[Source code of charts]
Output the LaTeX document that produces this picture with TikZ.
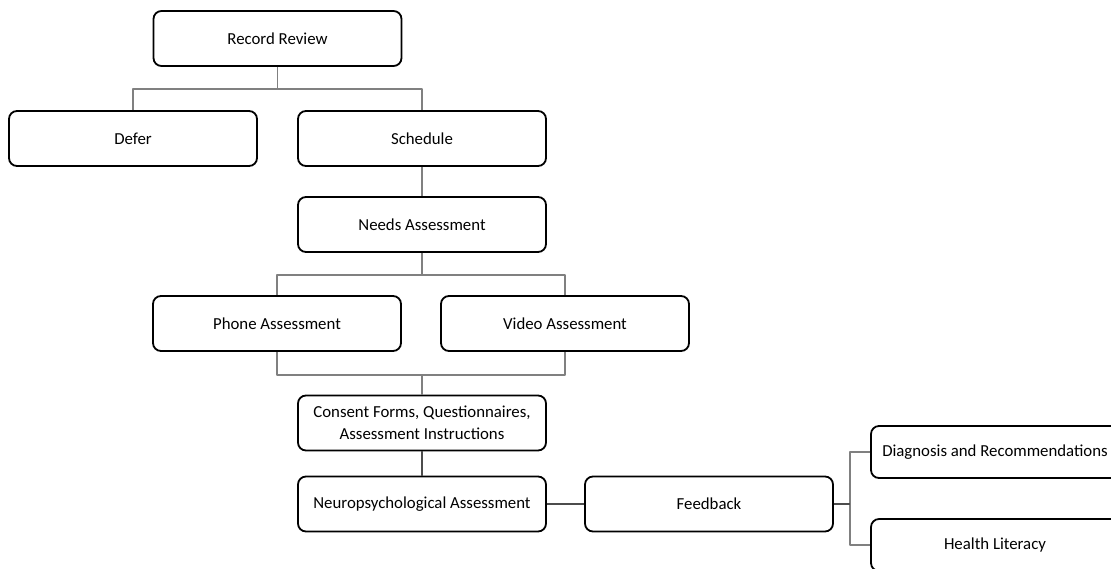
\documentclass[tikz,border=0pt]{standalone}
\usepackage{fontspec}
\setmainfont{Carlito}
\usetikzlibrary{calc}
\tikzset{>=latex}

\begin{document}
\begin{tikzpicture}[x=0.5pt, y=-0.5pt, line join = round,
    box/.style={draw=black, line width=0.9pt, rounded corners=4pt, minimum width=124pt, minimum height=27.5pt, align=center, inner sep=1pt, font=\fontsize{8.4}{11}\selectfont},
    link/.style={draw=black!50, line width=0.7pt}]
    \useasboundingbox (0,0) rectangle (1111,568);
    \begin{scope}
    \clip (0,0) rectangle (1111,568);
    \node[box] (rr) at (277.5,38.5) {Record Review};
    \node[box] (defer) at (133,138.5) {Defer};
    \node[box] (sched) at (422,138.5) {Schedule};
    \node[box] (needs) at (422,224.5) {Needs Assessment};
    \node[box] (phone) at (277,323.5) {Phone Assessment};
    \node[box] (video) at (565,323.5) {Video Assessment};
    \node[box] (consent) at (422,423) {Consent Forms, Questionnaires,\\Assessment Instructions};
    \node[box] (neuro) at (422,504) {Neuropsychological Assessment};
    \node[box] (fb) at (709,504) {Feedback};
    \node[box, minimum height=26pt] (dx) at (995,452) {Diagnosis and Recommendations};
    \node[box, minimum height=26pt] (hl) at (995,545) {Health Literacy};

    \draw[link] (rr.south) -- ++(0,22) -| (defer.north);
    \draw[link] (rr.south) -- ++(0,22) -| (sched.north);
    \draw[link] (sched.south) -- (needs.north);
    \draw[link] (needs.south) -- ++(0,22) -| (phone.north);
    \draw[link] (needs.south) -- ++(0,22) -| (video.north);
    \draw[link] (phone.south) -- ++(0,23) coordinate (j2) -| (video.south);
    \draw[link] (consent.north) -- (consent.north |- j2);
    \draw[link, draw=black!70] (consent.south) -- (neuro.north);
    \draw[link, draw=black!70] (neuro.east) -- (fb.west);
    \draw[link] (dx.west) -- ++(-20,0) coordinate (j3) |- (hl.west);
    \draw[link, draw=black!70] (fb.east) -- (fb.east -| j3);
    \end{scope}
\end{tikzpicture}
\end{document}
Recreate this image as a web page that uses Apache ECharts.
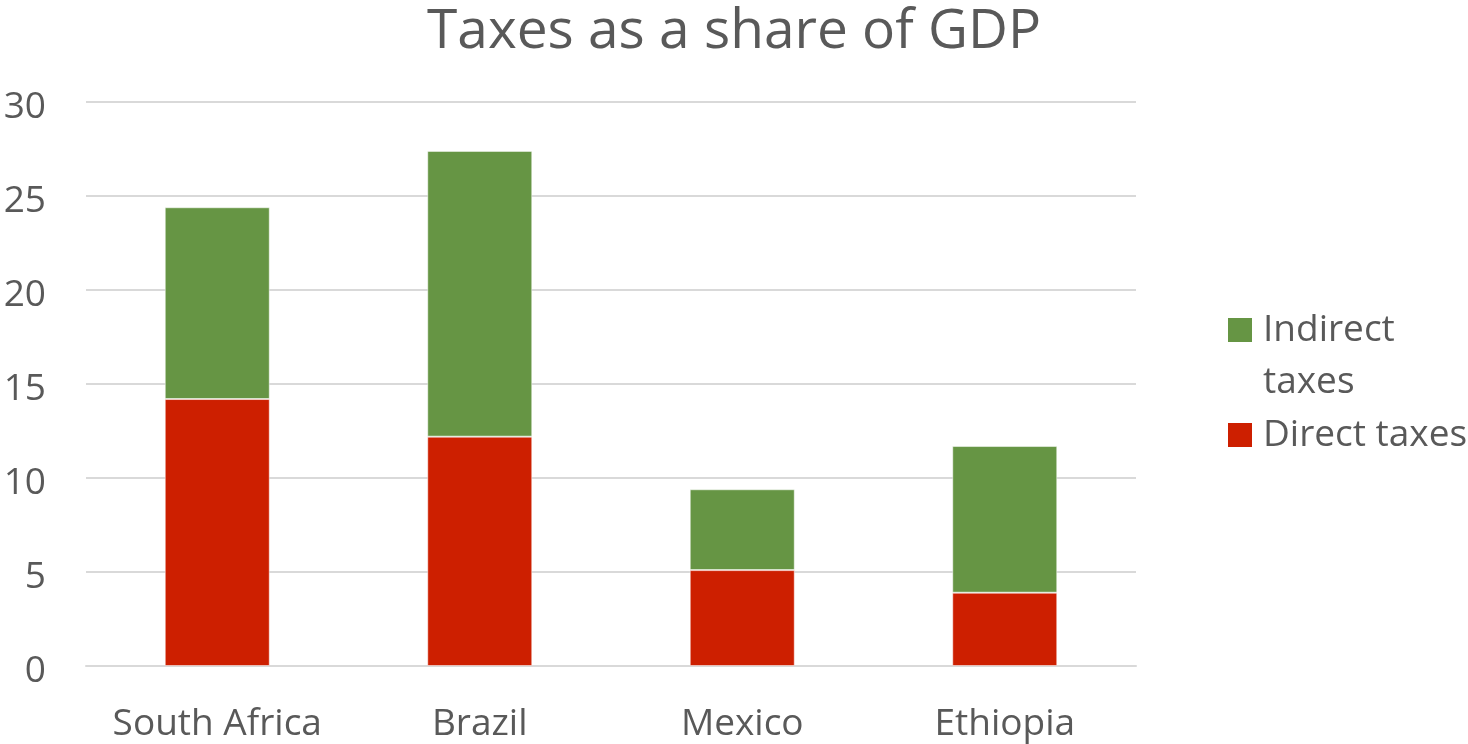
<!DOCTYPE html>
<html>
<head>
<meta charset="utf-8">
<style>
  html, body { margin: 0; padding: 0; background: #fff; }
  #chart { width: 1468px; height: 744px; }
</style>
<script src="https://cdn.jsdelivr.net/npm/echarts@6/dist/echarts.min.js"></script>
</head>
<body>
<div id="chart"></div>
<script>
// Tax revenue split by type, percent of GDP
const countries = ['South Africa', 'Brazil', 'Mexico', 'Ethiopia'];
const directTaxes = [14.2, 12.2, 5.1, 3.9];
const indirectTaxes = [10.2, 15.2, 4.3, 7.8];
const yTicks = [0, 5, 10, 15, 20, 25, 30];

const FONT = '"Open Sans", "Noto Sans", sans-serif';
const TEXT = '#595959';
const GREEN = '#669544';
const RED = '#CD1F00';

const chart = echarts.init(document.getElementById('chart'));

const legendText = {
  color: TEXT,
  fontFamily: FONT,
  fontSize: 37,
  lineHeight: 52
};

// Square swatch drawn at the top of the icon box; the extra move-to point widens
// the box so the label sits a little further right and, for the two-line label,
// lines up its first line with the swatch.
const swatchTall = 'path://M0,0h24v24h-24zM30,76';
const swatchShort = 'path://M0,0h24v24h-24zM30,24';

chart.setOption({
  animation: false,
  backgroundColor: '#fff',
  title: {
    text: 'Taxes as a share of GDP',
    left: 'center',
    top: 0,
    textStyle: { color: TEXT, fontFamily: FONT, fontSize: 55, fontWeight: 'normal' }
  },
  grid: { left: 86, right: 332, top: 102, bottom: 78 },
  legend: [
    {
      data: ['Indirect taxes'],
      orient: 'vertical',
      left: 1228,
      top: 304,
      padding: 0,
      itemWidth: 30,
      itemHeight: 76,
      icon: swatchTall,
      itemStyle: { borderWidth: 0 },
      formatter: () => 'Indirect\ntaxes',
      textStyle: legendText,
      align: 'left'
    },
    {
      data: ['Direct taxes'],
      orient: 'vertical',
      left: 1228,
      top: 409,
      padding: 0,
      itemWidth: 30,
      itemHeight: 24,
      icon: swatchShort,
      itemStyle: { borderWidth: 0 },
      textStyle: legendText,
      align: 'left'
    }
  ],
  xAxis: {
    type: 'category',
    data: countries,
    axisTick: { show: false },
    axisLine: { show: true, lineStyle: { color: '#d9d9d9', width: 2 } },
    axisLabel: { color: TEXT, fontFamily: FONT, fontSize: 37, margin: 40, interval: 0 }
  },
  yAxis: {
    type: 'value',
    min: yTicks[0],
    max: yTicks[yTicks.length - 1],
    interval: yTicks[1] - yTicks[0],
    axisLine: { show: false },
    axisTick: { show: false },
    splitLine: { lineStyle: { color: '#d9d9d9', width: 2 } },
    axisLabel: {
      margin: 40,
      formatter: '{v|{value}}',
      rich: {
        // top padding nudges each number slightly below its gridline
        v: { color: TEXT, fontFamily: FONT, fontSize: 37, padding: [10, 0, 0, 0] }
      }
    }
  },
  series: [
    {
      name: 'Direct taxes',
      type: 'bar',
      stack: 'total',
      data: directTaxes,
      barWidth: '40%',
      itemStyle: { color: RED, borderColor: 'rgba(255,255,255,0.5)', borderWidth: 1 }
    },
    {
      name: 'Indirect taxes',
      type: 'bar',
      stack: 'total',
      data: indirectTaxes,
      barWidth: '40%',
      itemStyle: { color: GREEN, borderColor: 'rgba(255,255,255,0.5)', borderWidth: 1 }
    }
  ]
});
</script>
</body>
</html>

--- Objective ---
Omit the images and transcribe all of the records above word for word.

--- Output of the task ---
Output the LaTeX document that produces this picture with TikZ.
\documentclass[tikz,border=0pt]{standalone}
\usepackage{fontspec}
\setmainfont{Carlito}
\usetikzlibrary{calc}
\tikzset{>=latex}

\begin{document}
\begin{tikzpicture}[x=0.5pt, y=-0.5pt, line join = round,
    box/.style={draw=black, line width=0.9pt, rounded corners=4pt, minimum width=124pt, minimum height=27.5pt, align=center, inner sep=1pt, font=\fontsize{8.4}{11}\selectfont},
    link/.style={draw=black!50, line width=0.7pt}]
    \useasboundingbox (0,0) rectangle (1111,568);
    \begin{scope}
    \clip (0,0) rectangle (1111,568);
    \node[box] (rr) at (277.5,38.5) {Record Review};
    \node[box] (defer) at (133,138.5) {Defer};
    \node[box] (sched) at (422,138.5) {Schedule};
    \node[box] (needs) at (422,224.5) {Needs Assessment};
    \node[box] (phone) at (277,323.5) {Phone Assessment};
    \node[box] (video) at (565,323.5) {Video Assessment};
    \node[box] (consent) at (422,423) {Consent Forms, Questionnaires,\\Assessment Instructions};
    \node[box] (neuro) at (422,504) {Neuropsychological Assessment};
    \node[box] (fb) at (709,504) {Feedback};
    \node[box, minimum height=26pt] (dx) at (995,452) {Diagnosis and Recommendations};
    \node[box, minimum height=26pt] (hl) at (995,545) {Health Literacy};

    \draw[link] (rr.south) -- ++(0,22) -| (defer.north);
    \draw[link] (rr.south) -- ++(0,22) -| (sched.north);
    \draw[link] (sched.south) -- (needs.north);
    \draw[link] (needs.south) -- ++(0,22) -| (phone.north);
    \draw[link] (needs.south) -- ++(0,22) -| (video.north);
    \draw[link] (phone.south) -- ++(0,23) coordinate (j2) -| (video.south);
    \draw[link] (consent.north) -- (consent.north |- j2);
    \draw[link, draw=black!70] (consent.south) -- (neuro.north);
    \draw[link, draw=black!70] (neuro.east) -- (fb.west);
    \draw[link] (dx.west) -- ++(-20,0) coordinate (j3) |- (hl.west);
    \draw[link, draw=black!70] (fb.east) -- (fb.east -| j3);
    \end{scope}
\end{tikzpicture}
\end{document}
Recreate this image as a web page that uses Apache ECharts.
<!DOCTYPE html>
<html>
<head>
<meta charset="utf-8">
<style>
  html, body { margin: 0; padding: 0; background: #fff; }
  #chart { width: 1468px; height: 744px; }
</style>
<script src="https://cdn.jsdelivr.net/npm/echarts@6/dist/echarts.min.js"></script>
</head>
<body>
<div id="chart"></div>
<script>
// Tax revenue split by type, percent of GDP
const countries = ['South Africa', 'Brazil', 'Mexico', 'Ethiopia'];
const directTaxes = [14.2, 12.2, 5.1, 3.9];
const indirectTaxes = [10.2, 15.2, 4.3, 7.8];
const yTicks = [0, 5, 10, 15, 20, 25, 30];

const FONT = '"Open Sans", "Noto Sans", sans-serif';
const TEXT = '#595959';
const GREEN = '#669544';
const RED = '#CD1F00';

const chart = echarts.init(document.getElementById('chart'));

const legendText = {
  color: TEXT,
  fontFamily: FONT,
  fontSize: 37,
  lineHeight: 52
};

// Square swatch drawn at the top of the icon box; the extra move-to point widens
// the box so the label sits a little further right and, for the two-line label,
// lines up its first line with the swatch.
const swatchTall = 'path://M0,0h24v24h-24zM30,76';
const swatchShort = 'path://M0,0h24v24h-24zM30,24';

chart.setOption({
  animation: false,
  backgroundColor: '#fff',
  title: {
    text: 'Taxes as a share of GDP',
    left: 'center',
    top: 0,
    textStyle: { color: TEXT, fontFamily: FONT, fontSize: 55, fontWeight: 'normal' }
  },
  grid: { left: 86, right: 332, top: 102, bottom: 78 },
  legend: [
    {
      data: ['Indirect taxes'],
      orient: 'vertical',
      left: 1228,
      top: 304,
      padding: 0,
      itemWidth: 30,
      itemHeight: 76,
      icon: swatchTall,
      itemStyle: { borderWidth: 0 },
      formatter: () => 'Indirect\ntaxes',
      textStyle: legendText,
      align: 'left'
    },
    {
      data: ['Direct taxes'],
      orient: 'vertical',
      left: 1228,
      top: 409,
      padding: 0,
      itemWidth: 30,
      itemHeight: 24,
      icon: swatchShort,
      itemStyle: { borderWidth: 0 },
      textStyle: legendText,
      align: 'left'
    }
  ],
  xAxis: {
    type: 'category',
    data: countries,
    axisTick: { show: false },
    axisLine: { show: true, lineStyle: { color: '#d9d9d9', width: 2 } },
    axisLabel: { color: TEXT, fontFamily: FONT, fontSize: 37, margin: 40, interval: 0 }
  },
  yAxis: {
    type: 'value',
    min: yTicks[0],
    max: yTicks[yTicks.length - 1],
    interval: yTicks[1] - yTicks[0],
    axisLine: { show: false },
    axisTick: { show: false },
    splitLine: { lineStyle: { color: '#d9d9d9', width: 2 } },
    axisLabel: {
      margin: 40,
      formatter: '{v|{value}}',
      rich: {
        // top padding nudges each number slightly below its gridline
        v: { color: TEXT, fontFamily: FONT, fontSize: 37, padding: [10, 0, 0, 0] }
      }
    }
  },
  series: [
    {
      name: 'Direct taxes',
      type: 'bar',
      stack: 'total',
      data: directTaxes,
      barWidth: '40%',
      itemStyle: { color: RED, borderColor: 'rgba(255,255,255,0.5)', borderWidth: 1 }
    },
    {
      name: 'Indirect taxes',
      type: 'bar',
      stack: 'total',
      data: indirectTaxes,
      barWidth: '40%',
      itemStyle: { color: GREEN, borderColor: 'rgba(255,255,255,0.5)', borderWidth: 1 }
    }
  ]
});
</script>
</body>
</html>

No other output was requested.